Hi Michael,
Great to hear and I wish you much success in all of your teaching efforts. Your students will benefit from your knowledge of the field and dedication to their success.
Gary
Understanding the basics of learning benefit me as an instructor by providing me a better understanding of my students and the obstacles preventing them from learning. I intend to start a more formal review program.
By using teaching methods that employ lecture, visual aids and hands-on activities, students will have an opportunity to more fully absorb lesson content.
With the continuous adaptations to instruction to meet student needs, I will now adapt the instruction while considering the brain and how it learns.
It makes me realize that my students have not matured as alot of them are still in there teens. Their brains have not yet met the point of becoming mature as a 25 or 26 year old student
and as a result I can change my teaching style.
The very unique quality of all humans is that although we are all humans, we all think and learn diffrently, which is why so much creativity exists. Know how the learning process functions will allow me, and any instructor, to become a more efficient educator. Knowing that there are visual learners, auditory learner, and so forth will allow effectice communication between the teacher and the learner. Diversity in lecture would allow all different styles of learners to take advantage of what is being taught.
As a culinary arts instructor and life long culinary learner, i have learn the importance of like the material suggested, mastering the concrete information provided by food items and techniques in order to by able to expres them in the abstract form. in other words you need to taste first in order to be able to create later.
Enrique Diaz
I have learners of all different backgrounds, ages, & learning experiences & I identify where I think they fit into whatever category & fully assist them throughout the culinary journey with me.
By understanding the basic learning needs of my students I can try to adapt the instructional strategy to better fit their peferred learning methods.
Hi Larry,
Good way to explain learning to your students. It is practical and understandable so the students can make application of their content from there.
Gary
On the first day of class, I discuss ways students can help their brain learn and remember. I remind them that the brain is an organ that grows and adapts like others. Although they can't see it happening because the brain is "behind the eyeballs", they need to have faith in the process of building connections and to help it along. That's why the homework problems are called exercises. To help the process I will develop more examples that emphasize connections to episodic memory.
Hi Bill,
Good to hear about your successes with such a diverse student body. Thanks for sharing your strategies with us. You are fortunate to a diverse medium (food preparation) that enables you to capture their attention.
Gary
At the campus where I teach, I am faced with a vast variety of student learning styles. In any given class I have recent high school graduates - some are easily engaged in the topic and others have little interest; students in their 20's and 30's; and career-chaning students who bring much life experience to the classroom.
The challenge is to engage all these types of learners with the same curriculum daily.
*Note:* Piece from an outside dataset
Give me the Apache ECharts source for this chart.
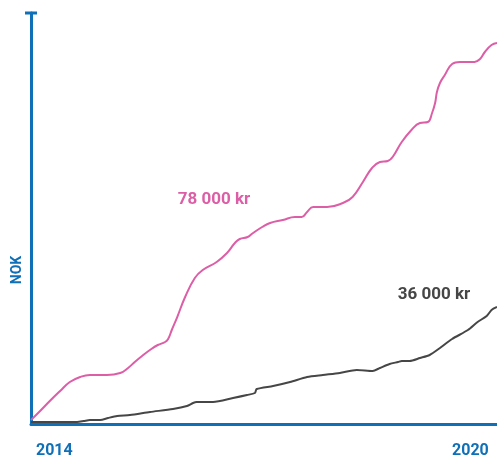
<!DOCTYPE html>
<html>
<head>
<meta charset="utf-8">
<script src="https://cdn.jsdelivr.net/npm/echarts@6/dist/echarts.min.js"></script>
<style>
html,body{margin:0;padding:0;background:#fff;}
#c{width:497px;height:457px;}
</style>
</head>
<body>
<div id="c"></div>
<script>
// x: months since January 2014, y: relative level (NOK)
var pinkMonths = [0,1.5,3.1,4.8,6.4,8.1,9.7,12.5,14.7,16.0,17.1,18.3,19.6,20.9,22.1,22.6,23.2,24.1,25.4,27.0,28.3,30.6,32.3,33.6,34.4,35.7,36.6,38.1,39.4,41.5,43.5,44.6,45.5,46.5,48.8,51.4,53.0,54.7,56.2,57.5,58.8,59.6,61.1,62.7,64.1,65.4,66.1,66.6,66.9,67.4,68.2,69.4,70.7,73.1,74.0,74.8,75.9,76.8];
var pinkValues = [4,13,23,33,42,47,49,49,51,56,62,68,74,79,82,85,94,107,127,146,154,162,171,181,185,187,191,197,201,204,207,207,212,217,217,221,227,242,256,262,263,267,282,294,301,302,311,321,332,341,349,360,362,362,365,372,379,381];
var grayMonths = [0,7.6,8.7,9.7,11.4,12.7,14.2,16.3,19.6,23.4,25.7,26.7,27.3,30.0,33.3,35.6,36.9,37.2,39.9,42.7,45.5,48.1,50.9,53.7,56.3,57.5,59.1,60.5,61.1,62.4,64.1,65.7,67.4,69.4,72.0,73.6,75.1,75.9,76.8];
var grayValues = [2,2,3,4,4,6,8,9,12,15,18,21,22,22,26,29,31,35,38,42,47,49,51,54,53,56,60,62,63,63,66,69,76,85,94,102,108,114,117];
var tickLabels = ['2014','2020'];
var pinkLabel = '78 000 kr';
var grayLabel = '36 000 kr';
var axisName = 'NOK';

function zip(a,b){return a.map(function(v,i){return [v,b[i]];});}

var blue = '#0f6fb7';
var pink = '#dc5ea6';
var gray = '#464646';
var font = 'Roboto, "Noto Sans", sans-serif';

var chart = echarts.init(document.getElementById('c'), null, {renderer:'canvas'});
chart.setOption({
  animation:false,
  grid:{left:31,right:0,top:13,bottom:33,containLabel:false,outerBoundsMode:'none'},
  xAxis:{
    type:'value',min:0,max:76.8,interval:72,
    axisLine:{show:true,lineStyle:{color:blue,width:3}},
    axisTick:{show:false},
    splitLine:{show:false},
    axisLabel:{
      show:true,margin:19,color:blue,fontSize:16,fontWeight:'bold',fontFamily:font,
      alignMinLabel:'left',
      padding:[0,0,0,5],
      showMaxLabel:false,
      formatter:function(v){ if(v===0) return tickLabels[0]; if(v===72) return tickLabels[1]; return ''; }
    }
  },
  yAxis:{
    type:'value',min:0,max:411,
    axisLine:{show:true,symbol:['none','rect'],symbolSize:[12,3],lineStyle:{color:blue,width:3}},
    axisTick:{show:false},
    splitLine:{show:false},
    axisLabel:{show:false}
  },
  series:[
    {type:'line',data:zip(pinkMonths,pinkValues),smooth:0.45,showSymbol:false,
     lineStyle:{color:pink,width:2},z:3},
    {type:'line',data:zip(grayMonths,grayValues),smooth:0.25,showSymbol:false,
     lineStyle:{color:gray,width:2},z:3}
  ],
  graphic:[
    {type:'text',x:214,y:200,style:{text:pinkLabel,fill:pink,font:'bold 17px '+font,align:'center',verticalAlign:'middle'}},
    {type:'text',x:434,y:295,style:{text:grayLabel,fill:gray,font:'bold 17px '+font,align:'center',verticalAlign:'middle'}},
    {type:'text',x:17,y:270,rotation:Math.PI/2,style:{text:axisName,fill:blue,font:'bold 14px '+font,align:'center',verticalAlign:'middle'}}
  ]
});
</script>
</body>
</html>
Fortunately, at a cooking school, we have a variety of tools to use in the kitchen classroom to suit many learning styles. Students hear my lecture and take notes, read textbooks and recipes, watch me demonstrate a particular dish, and recreate the same food for my feedback.
Hi James,
Thanks for sharing this student interpretation strategy with us. I think this is a great idea for helping students to understand the concepts being taught as well as developing comfort in sharing those concepts. As you say this strategy also helps you know where your students are in understanding. I know this information will be of help to many other instructors.
Gary
Hi James,
Well said in relation to how we need to approach our students with our content delivery. By offering them ways to make application and see relevancy they will be able to get a better fix of the content and skills in their memories for use later on.
Gary
Knowing how students learn is as important, or even more so, than knowing why they want to learn. Even the most motivated student needs to have the information presented in such a way as to enhance their learning process, not hinder it. For example, instructors shopuld not assume that adult learners automatically posses the same life experiences as their peers just becuae they are peers. Rather, getting to know the individual experiences of each student will allow the instructor to integrate those experiences into the presentation.
Understanding the learning process will aid in pushing information from short term to long term memory. I will try to adapt my style to increase the personalization of the concepts to allow the students to make the information useful and able to be recall it when they are in the work world.
Hi Darlene,
What you found to be the most effective ways to give feedback to your students? What do they respond to with the most enthusiasm?
Thanks in advance for sharing your methods with us.
Gary
It will benefit me as an instructor knowing that everybody learns on a different level. What my be easy for one is not as easy for the other. Everybody is different. If I can make my students feel confident in knowing this and help them overcome what obstacle they have then maybe they will fell more comfortable in asking more questions, reading out loud, and saying I do not understand.
Help me to give positive feedback in order to benefit the students. Just understanding the basic function of the brain can help develop different ways of teaching students.